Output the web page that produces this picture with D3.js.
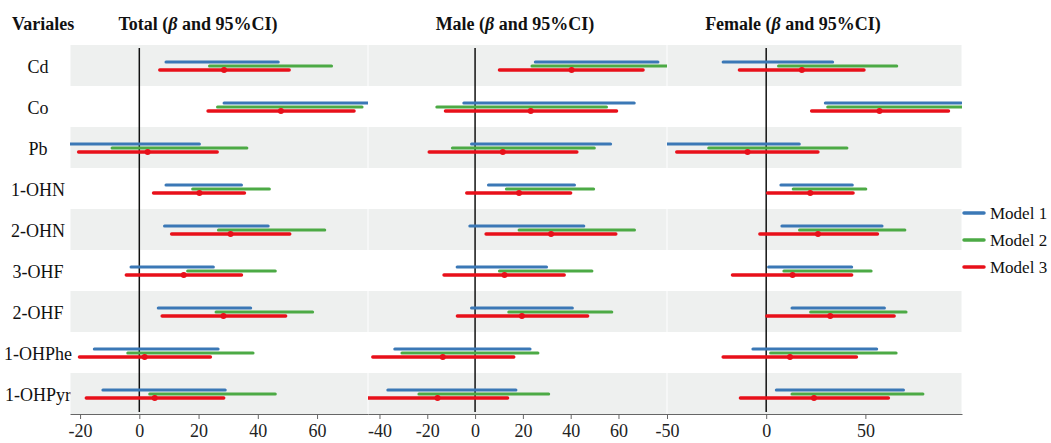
<!DOCTYPE html>
<html>
<head>
<meta charset="utf-8">
<script src="https://cdn.jsdelivr.net/npm/d3@7"></script>
<style>
  html, body { margin: 0; padding: 0; background: #fff; }
  svg { display: block; }
</style>
</head>
<body>
<div id="chart"></div>
<script>
// forest plot: beta and 95% CI by exposure, three models, three strata
const variables = ["Cd", "Co", "Pb", "1-OHN", "2-OHN", "3-OHF", "2-OHF", "1-OHPhe", "1-OHPyr"];
const models = ["Model 1", "Model 2", "Model 3"];
const panelNames = ["Total", "Male", "Female"];

// [lower, upper] per variable
const totalM1 = [[9.0, 46.9], [28.6, 78.5], [-24.5, 20.3], [9.0, 34.5], [8.5, 43.5], [-2.8, 25.0], [6.4, 37.6], [-15.2, 26.6], [-12.3, 29.0]];
const totalM2 = [[23.7, 64.9], [26.4, 75.2], [-9.2, 36.3], [18.0, 43.9], [26.7, 62.6], [16.3, 45.9], [25.9, 58.5], [-3.9, 38.4], [3.5, 45.9]];
const totalM3 = [[6.9, 50.6], [23.2, 72.5], [-20.5, 26.3], [4.8, 35.5], [10.9, 50.8], [-4.4, 34.5], [7.7, 49.4], [-20.2, 24.0], [-17.9, 28.5]];
const totalEst = [28.6, 47.8, 2.8, 20.3, 30.8, 15.0, 28.4, 1.8, 5.2];

const maleM1 = [[25.2, 76.5], [-4.7, 66.6], [-1.5, 56.7], [5.6, 41.6], [-2.2, 45.5], [-7.5, 29.9], [-1.5, 40.7], [-33.6, 23.0], [-36.5, 17.1]];
const maleM2 = [[23.8, 81.0], [-16.0, 55.0], [-9.5, 49.9], [13.1, 49.6], [18.4, 66.7], [10.2, 48.9], [14.1, 57.2], [-30.6, 26.3], [-23.5, 30.8]];
const maleM3 = [[10.2, 70.3], [-12.4, 59.2], [-19.2, 42.6], [-3.5, 40.0], [4.6, 58.9], [-13.0, 37.3], [-7.4, 47.1], [-42.8, 16.2], [-44.7, 13.6]];
const maleEst = [40.4, 23.3, 11.6, 18.4, 31.8, 12.3, 19.6, -13.5, -15.7];

const femaleM1 = [[-21.7, 33.5], [29.8, 98.3], [-50.5, 16.7], [7.4, 43.4], [7.9, 58.4], [1.2, 43.1], [13.0, 59.6], [-6.7, 55.7], [5.1, 69.2]];
const femaleM2 = [[6.2, 65.8], [31.0, 100.0], [-29.0, 40.7], [13.6, 50.2], [16.8, 69.9], [8.9, 52.9], [22.4, 70.5], [2.2, 65.5], [13.0, 79.0]];
const femaleM3 = [[-13.5, 49.3], [22.9, 91.9], [-45.1, 26.1], [0.7, 43.8], [-3.2, 56.1], [-17.0, 43.1], [0.3, 64.5], [-21.7, 45.5], [-13.0, 61.6]];
const femaleEst = [18.0, 57.1, -9.4, 22.2, 26.1, 13.3, 32.3, 12.0, 24.1];

const totalTicks = [-20, 0, 20, 40, 60];
const maleTicks = [-40, -20, 0, 20, 40, 60];
const femaleTicks = [-50, 0, 50];

const width = 1051;
const height = 443;
const colors = ["#3b78b6", "#4caa45", "#e8101a"];
const font = "'Liberation Serif', 'Times New Roman', serif";
const fontSize = 18;

const panels = [
  { name: panelNames[0], domain: [-23.4, 77.2], range: [70, 368], ticks: totalTicks, ci: [totalM1, totalM2, totalM3], est: totalEst, titleX: 198 },
  { name: panelNames[1], domain: [-44.8, 80.3], range: [368, 667], ticks: maleTicks, ci: [maleM1, maleM2, maleM3], est: maleEst, titleX: 515 },
  { name: panelNames[2], domain: [-50, 98.7], range: [667, 962], ticks: femaleTicks, ci: [femaleM1, femaleM2, femaleM3], est: femaleEst, titleX: 793 }
];

const plotTop = 45;
const plotBottom = 414;

const svg = d3.select("#chart").append("svg")
  .attr("width", width)
  .attr("height", height)
  .style("font-family", font);

const y = d3.scaleBand()
  .domain(variables)
  .range([plotTop, plotBottom]);

const lineOffset = [-3.5, 0.5, 4.5];

// header
svg.append("text")
  .attr("x", 12)
  .attr("y", 30)
  .attr("font-size", fontSize)
  .attr("font-weight", "bold")
  .attr("fill", "#111")
  .text("Variales");

// row labels
svg.append("g")
  .selectAll("text")
  .data(variables)
  .join("text")
  .attr("x", 38)
  .attr("y", d => y(d) + y.bandwidth() / 2 + 1)
  .attr("text-anchor", "middle")
  .attr("dominant-baseline", "central")
  .attr("font-size", fontSize)
  .attr("fill", "#111")
  .text(d => d);

const defs = svg.append("defs");

panels.forEach((p, pi) => {
  const x = d3.scaleLinear().domain(p.domain).range(p.range);
  const g = svg.append("g");

  // alternating row bands
  g.append("g")
    .selectAll("rect")
    .data(variables.filter((d, i) => i % 2 === 0))
    .join("rect")
    .attr("x", p.range[0] + 0.5)
    .attr("y", d => y(d))
    .attr("width", p.range[1] - p.range[0] - 1)
    .attr("height", y.bandwidth())
    .attr("fill", "#eef0ef");

  // title
  const title = svg.append("text")
    .attr("x", p.titleX)
    .attr("y", 30)
    .attr("text-anchor", "middle")
    .attr("font-size", fontSize)
    .attr("font-weight", "bold")
    .attr("fill", "#111");
  title.append("tspan").text(p.name + " (");
  title.append("tspan").attr("font-style", "italic").text("β");
  title.append("tspan").text(" and 95%CI)");

  // axis
  g.append("g")
    .attr("transform", `translate(0,${plotBottom})`)
    .call(d3.axisBottom(x).tickValues(p.ticks).tickFormat(d => String(d))
      .tickSize(5).tickSizeOuter(0).tickPadding(5))
    .call(sel => sel.selectAll("text").attr("font-size", fontSize).attr("font-family", font).attr("fill", "#222"))
    .call(sel => sel.selectAll("line, path").attr("stroke", "#666"));

  // zero reference
  g.append("line")
    .attr("x1", x(0))
    .attr("x2", x(0))
    .attr("y1", 48)
    .attr("y2", 412)
    .attr("stroke", "#111")
    .attr("stroke-width", 1.5);

  const clipId = "clip" + pi;
  defs.append("clipPath").attr("id", clipId)
    .append("rect")
    .attr("x", p.range[0])
    .attr("y", plotTop)
    .attr("width", p.range[1] - p.range[0])
    .attr("height", plotBottom - plotTop);

  const marks = g.append("g").attr("clip-path", `url(#${clipId})`);

  p.ci.forEach((series, mi) => {
    marks.append("g")
      .selectAll("line")
      .data(series)
      .join("line")
      .attr("x1", d => x(d[0]))
      .attr("x2", d => x(d[1]))
      .attr("y1", (d, i) => y(variables[i]) + y.bandwidth() / 2 + lineOffset[mi])
      .attr("y2", (d, i) => y(variables[i]) + y.bandwidth() / 2 + lineOffset[mi])
      .attr("stroke", colors[mi])
      .attr("stroke-width", mi === 2 ? 3.4 : 3)
      .attr("stroke-linecap", "round");
  });

  marks.append("g")
    .selectAll("circle")
    .data(p.est)
    .join("circle")
    .attr("cx", d => x(d))
    .attr("cy", (d, i) => y(variables[i]) + y.bandwidth() / 2 + lineOffset[2])
    .attr("r", 3)
    .attr("fill", colors[2]);
});

// legend
const legend = svg.append("g")
  .attr("transform", "translate(964,213)");

const item = legend.selectAll("g")
  .data(models)
  .join("g")
  .attr("transform", (d, i) => `translate(0,${i * 27})`);

item.append("line")
  .attr("x1", 0)
  .attr("x2", 20)
  .attr("stroke", (d, i) => colors[i])
  .attr("stroke-width", 3.5)
  .attr("stroke-linecap", "round");

item.append("text")
  .attr("x", 26)
  .attr("dominant-baseline", "central")
  .attr("font-size", 17)
  .attr("fill", "#111")
  .text(d => d);
</script>
</body>
</html>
• • • • • • •
Given request:
Write out exactly the opening lines of the data, stopping after the line that holds "19.6, -13.5, -15.7];". Exclude pictures.

Written solution:
Output the web page that produces this picture with D3.js.
<!DOCTYPE html>
<html>
<head>
<meta charset="utf-8">
<script src="https://cdn.jsdelivr.net/npm/d3@7"></script>
<style>
  html, body { margin: 0; padding: 0; background: #fff; }
  svg { display: block; }
</style>
</head>
<body>
<div id="chart"></div>
<script>
// forest plot: beta and 95% CI by exposure, three models, three strata
const variables = ["Cd", "Co", "Pb", "1-OHN", "2-OHN", "3-OHF", "2-OHF", "1-OHPhe", "1-OHPyr"];
const models = ["Model 1", "Model 2", "Model 3"];
const panelNames = ["Total", "Male", "Female"];

// [lower, upper] per variable
const totalM1 = [[9.0, 46.9], [28.6, 78.5], [-24.5, 20.3], [9.0, 34.5], [8.5, 43.5], [-2.8, 25.0], [6.4, 37.6], [-15.2, 26.6], [-12.3, 29.0]];
const totalM2 = [[23.7, 64.9], [26.4, 75.2], [-9.2, 36.3], [18.0, 43.9], [26.7, 62.6], [16.3, 45.9], [25.9, 58.5], [-3.9, 38.4], [3.5, 45.9]];
const totalM3 = [[6.9, 50.6], [23.2, 72.5], [-20.5, 26.3], [4.8, 35.5], [10.9, 50.8], [-4.4, 34.5], [7.7, 49.4], [-20.2, 24.0], [-17.9, 28.5]];
const totalEst = [28.6, 47.8, 2.8, 20.3, 30.8, 15.0, 28.4, 1.8, 5.2];

const maleM1 = [[25.2, 76.5], [-4.7, 66.6], [-1.5, 56.7], [5.6, 41.6], [-2.2, 45.5], [-7.5, 29.9], [-1.5, 40.7], [-33.6, 23.0], [-36.5, 17.1]];
const maleM2 = [[23.8, 81.0], [-16.0, 55.0], [-9.5, 49.9], [13.1, 49.6], [18.4, 66.7], [10.2, 48.9], [14.1, 57.2], [-30.6, 26.3], [-23.5, 30.8]];
const maleM3 = [[10.2, 70.3], [-12.4, 59.2], [-19.2, 42.6], [-3.5, 40.0], [4.6, 58.9], [-13.0, 37.3], [-7.4, 47.1], [-42.8, 16.2], [-44.7, 13.6]];
const maleEst = [40.4, 23.3, 11.6, 18.4, 31.8, 12.3, 19.6, -13.5, -15.7];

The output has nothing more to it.